══ PROVIDED RECORDS

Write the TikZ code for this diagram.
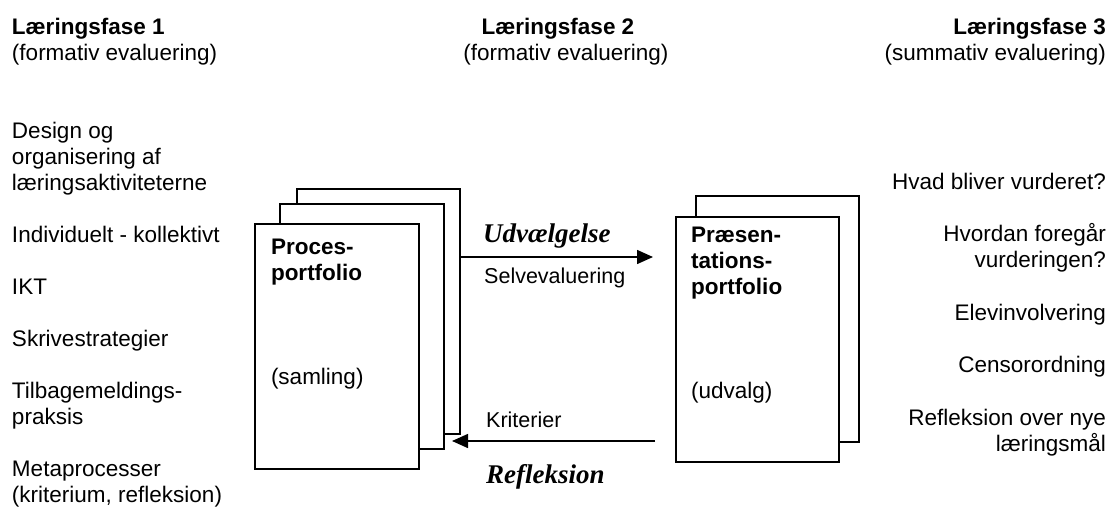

════
══ PROVIDED RECORDS

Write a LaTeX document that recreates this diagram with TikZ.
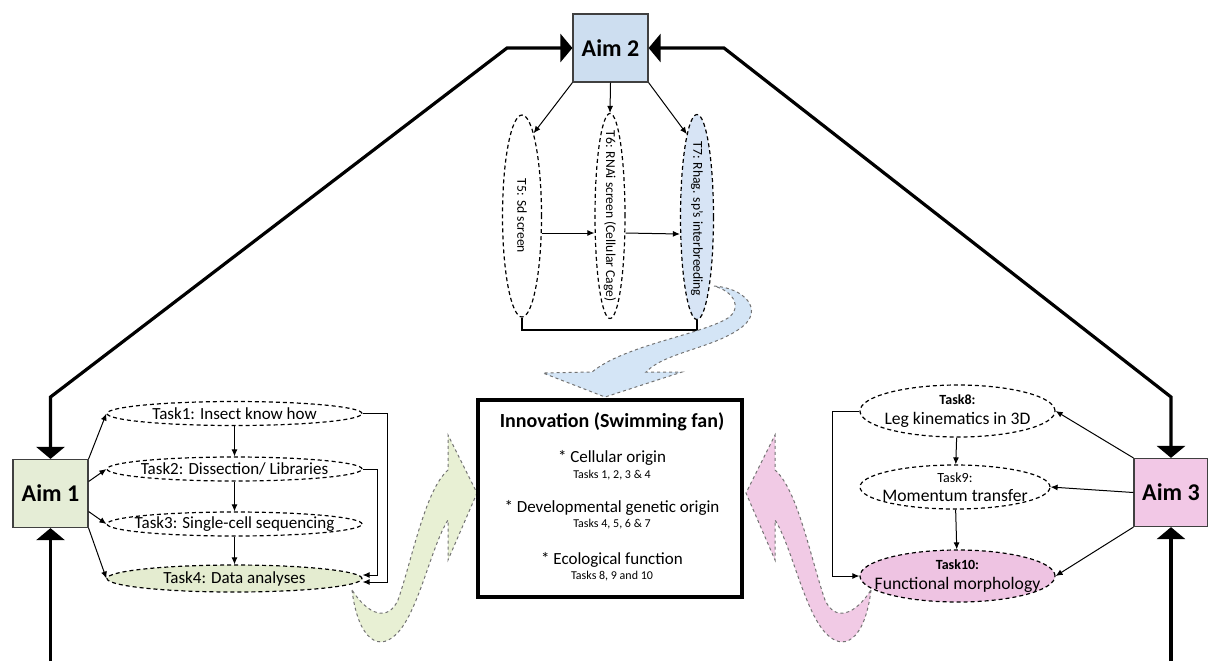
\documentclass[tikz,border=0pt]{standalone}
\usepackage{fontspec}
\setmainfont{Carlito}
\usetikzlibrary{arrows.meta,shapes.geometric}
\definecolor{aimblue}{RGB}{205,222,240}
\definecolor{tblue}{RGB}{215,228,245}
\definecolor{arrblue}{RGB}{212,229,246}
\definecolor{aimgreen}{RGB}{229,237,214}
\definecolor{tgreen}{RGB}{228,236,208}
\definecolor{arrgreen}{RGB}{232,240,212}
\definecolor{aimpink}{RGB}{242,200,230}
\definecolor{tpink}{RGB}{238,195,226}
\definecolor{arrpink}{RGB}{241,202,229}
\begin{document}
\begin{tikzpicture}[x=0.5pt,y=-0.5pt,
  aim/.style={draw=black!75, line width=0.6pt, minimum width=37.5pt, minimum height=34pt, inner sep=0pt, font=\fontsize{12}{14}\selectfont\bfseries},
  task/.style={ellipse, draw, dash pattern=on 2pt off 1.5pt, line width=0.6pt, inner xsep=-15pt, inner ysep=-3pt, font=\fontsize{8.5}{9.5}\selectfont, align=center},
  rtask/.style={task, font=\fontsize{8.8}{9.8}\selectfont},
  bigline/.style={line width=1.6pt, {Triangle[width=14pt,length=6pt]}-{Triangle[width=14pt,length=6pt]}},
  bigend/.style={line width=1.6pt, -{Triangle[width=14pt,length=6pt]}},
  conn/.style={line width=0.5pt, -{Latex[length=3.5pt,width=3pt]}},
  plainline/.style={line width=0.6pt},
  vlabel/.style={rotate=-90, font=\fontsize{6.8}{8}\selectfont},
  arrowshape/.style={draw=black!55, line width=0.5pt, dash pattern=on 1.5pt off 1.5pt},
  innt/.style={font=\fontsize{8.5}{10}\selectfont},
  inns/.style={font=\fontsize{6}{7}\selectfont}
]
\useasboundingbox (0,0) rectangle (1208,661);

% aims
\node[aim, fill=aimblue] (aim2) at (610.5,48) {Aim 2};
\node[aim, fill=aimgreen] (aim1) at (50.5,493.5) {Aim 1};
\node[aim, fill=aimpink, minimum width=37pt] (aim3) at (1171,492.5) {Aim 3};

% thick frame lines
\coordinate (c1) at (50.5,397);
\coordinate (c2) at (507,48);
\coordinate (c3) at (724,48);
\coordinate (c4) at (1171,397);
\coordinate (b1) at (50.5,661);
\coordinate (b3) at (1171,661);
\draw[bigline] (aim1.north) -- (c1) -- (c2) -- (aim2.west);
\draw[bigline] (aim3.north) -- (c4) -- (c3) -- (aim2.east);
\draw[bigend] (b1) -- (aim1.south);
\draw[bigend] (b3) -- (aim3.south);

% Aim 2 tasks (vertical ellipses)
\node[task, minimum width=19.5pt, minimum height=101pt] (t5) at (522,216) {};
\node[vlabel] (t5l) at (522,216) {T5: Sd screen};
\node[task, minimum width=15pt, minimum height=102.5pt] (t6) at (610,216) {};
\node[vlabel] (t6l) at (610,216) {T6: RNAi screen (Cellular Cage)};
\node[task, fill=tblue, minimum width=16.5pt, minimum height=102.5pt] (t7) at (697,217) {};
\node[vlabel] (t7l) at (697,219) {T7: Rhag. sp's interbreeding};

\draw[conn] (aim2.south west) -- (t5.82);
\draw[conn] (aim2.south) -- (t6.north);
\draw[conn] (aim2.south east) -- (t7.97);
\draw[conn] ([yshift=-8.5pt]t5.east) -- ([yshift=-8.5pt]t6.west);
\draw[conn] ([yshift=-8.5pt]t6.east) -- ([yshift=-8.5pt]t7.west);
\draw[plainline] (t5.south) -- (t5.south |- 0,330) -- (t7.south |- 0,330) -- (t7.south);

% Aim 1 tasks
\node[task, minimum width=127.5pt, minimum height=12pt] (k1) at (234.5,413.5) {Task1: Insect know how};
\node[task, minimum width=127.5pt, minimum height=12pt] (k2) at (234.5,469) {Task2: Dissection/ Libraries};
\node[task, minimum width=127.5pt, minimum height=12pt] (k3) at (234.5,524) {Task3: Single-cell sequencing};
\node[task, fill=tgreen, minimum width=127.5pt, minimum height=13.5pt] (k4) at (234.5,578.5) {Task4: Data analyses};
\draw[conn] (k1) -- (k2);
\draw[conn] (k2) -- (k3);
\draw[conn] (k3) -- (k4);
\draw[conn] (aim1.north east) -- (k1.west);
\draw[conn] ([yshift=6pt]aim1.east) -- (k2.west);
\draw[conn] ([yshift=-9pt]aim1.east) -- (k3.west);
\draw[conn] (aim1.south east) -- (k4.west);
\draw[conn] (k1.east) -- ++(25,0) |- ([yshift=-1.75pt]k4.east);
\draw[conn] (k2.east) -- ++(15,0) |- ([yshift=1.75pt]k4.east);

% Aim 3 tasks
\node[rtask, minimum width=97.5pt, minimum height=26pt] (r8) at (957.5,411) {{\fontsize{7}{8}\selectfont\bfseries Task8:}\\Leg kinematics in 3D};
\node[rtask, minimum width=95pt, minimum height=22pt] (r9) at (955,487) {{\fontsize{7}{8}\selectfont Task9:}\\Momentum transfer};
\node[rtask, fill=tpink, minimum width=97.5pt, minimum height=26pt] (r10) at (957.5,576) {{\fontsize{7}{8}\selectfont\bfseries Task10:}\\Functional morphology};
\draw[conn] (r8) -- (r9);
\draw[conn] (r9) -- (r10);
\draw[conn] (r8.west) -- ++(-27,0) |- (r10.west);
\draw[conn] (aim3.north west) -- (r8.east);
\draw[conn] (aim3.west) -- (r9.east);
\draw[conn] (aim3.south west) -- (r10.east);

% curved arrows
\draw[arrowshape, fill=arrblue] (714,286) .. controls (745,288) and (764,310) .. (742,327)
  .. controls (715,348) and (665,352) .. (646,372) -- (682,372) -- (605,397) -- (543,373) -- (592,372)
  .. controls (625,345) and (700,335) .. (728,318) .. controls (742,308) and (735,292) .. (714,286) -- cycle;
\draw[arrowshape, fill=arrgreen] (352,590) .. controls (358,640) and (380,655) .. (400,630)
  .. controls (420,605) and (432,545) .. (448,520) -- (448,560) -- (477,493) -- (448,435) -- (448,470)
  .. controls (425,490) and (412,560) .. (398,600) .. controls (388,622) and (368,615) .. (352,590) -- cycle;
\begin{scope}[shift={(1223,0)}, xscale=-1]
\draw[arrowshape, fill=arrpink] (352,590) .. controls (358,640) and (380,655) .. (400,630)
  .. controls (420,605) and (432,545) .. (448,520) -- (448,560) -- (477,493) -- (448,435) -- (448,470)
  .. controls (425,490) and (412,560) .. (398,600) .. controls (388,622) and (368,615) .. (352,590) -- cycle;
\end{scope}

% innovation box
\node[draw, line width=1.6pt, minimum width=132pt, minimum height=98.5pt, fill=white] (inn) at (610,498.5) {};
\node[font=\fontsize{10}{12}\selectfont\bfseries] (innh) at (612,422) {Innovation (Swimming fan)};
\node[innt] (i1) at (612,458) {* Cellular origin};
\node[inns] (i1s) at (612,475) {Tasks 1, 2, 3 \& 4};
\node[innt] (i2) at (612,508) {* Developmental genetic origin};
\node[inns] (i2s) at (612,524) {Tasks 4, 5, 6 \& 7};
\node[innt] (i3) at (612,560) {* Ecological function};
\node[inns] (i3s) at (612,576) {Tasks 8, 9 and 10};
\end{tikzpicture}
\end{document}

════

Give again, exactly as written, only the lines that start at the one with "Write a LaTeX" and end at the one with "(0,0) rectangle (1208,661);", both included. Skip any pictures.

Write a LaTeX document that recreates this diagram with TikZ.
\documentclass[tikz,border=0pt]{standalone}
\usepackage{fontspec}
\setmainfont{Carlito}
\usetikzlibrary{arrows.meta,shapes.geometric}
\definecolor{aimblue}{RGB}{205,222,240}
\definecolor{tblue}{RGB}{215,228,245}
\definecolor{arrblue}{RGB}{212,229,246}
\definecolor{aimgreen}{RGB}{229,237,214}
\definecolor{tgreen}{RGB}{228,236,208}
\definecolor{arrgreen}{RGB}{232,240,212}
\definecolor{aimpink}{RGB}{242,200,230}
\definecolor{tpink}{RGB}{238,195,226}
\definecolor{arrpink}{RGB}{241,202,229}
\begin{document}
\begin{tikzpicture}[x=0.5pt,y=-0.5pt,
  aim/.style={draw=black!75, line width=0.6pt, minimum width=37.5pt, minimum height=34pt, inner sep=0pt, font=\fontsize{12}{14}\selectfont\bfseries},
  task/.style={ellipse, draw, dash pattern=on 2pt off 1.5pt, line width=0.6pt, inner xsep=-15pt, inner ysep=-3pt, font=\fontsize{8.5}{9.5}\selectfont, align=center},
  rtask/.style={task, font=\fontsize{8.8}{9.8}\selectfont},
  bigline/.style={line width=1.6pt, {Triangle[width=14pt,length=6pt]}-{Triangle[width=14pt,length=6pt]}},
  bigend/.style={line width=1.6pt, -{Triangle[width=14pt,length=6pt]}},
  conn/.style={line width=0.5pt, -{Latex[length=3.5pt,width=3pt]}},
  plainline/.style={line width=0.6pt},
  vlabel/.style={rotate=-90, font=\fontsize{6.8}{8}\selectfont},
  arrowshape/.style={draw=black!55, line width=0.5pt, dash pattern=on 1.5pt off 1.5pt},
  innt/.style={font=\fontsize{8.5}{10}\selectfont},
  inns/.style={font=\fontsize{6}{7}\selectfont}
]
\useasboundingbox (0,0) rectangle (1208,661);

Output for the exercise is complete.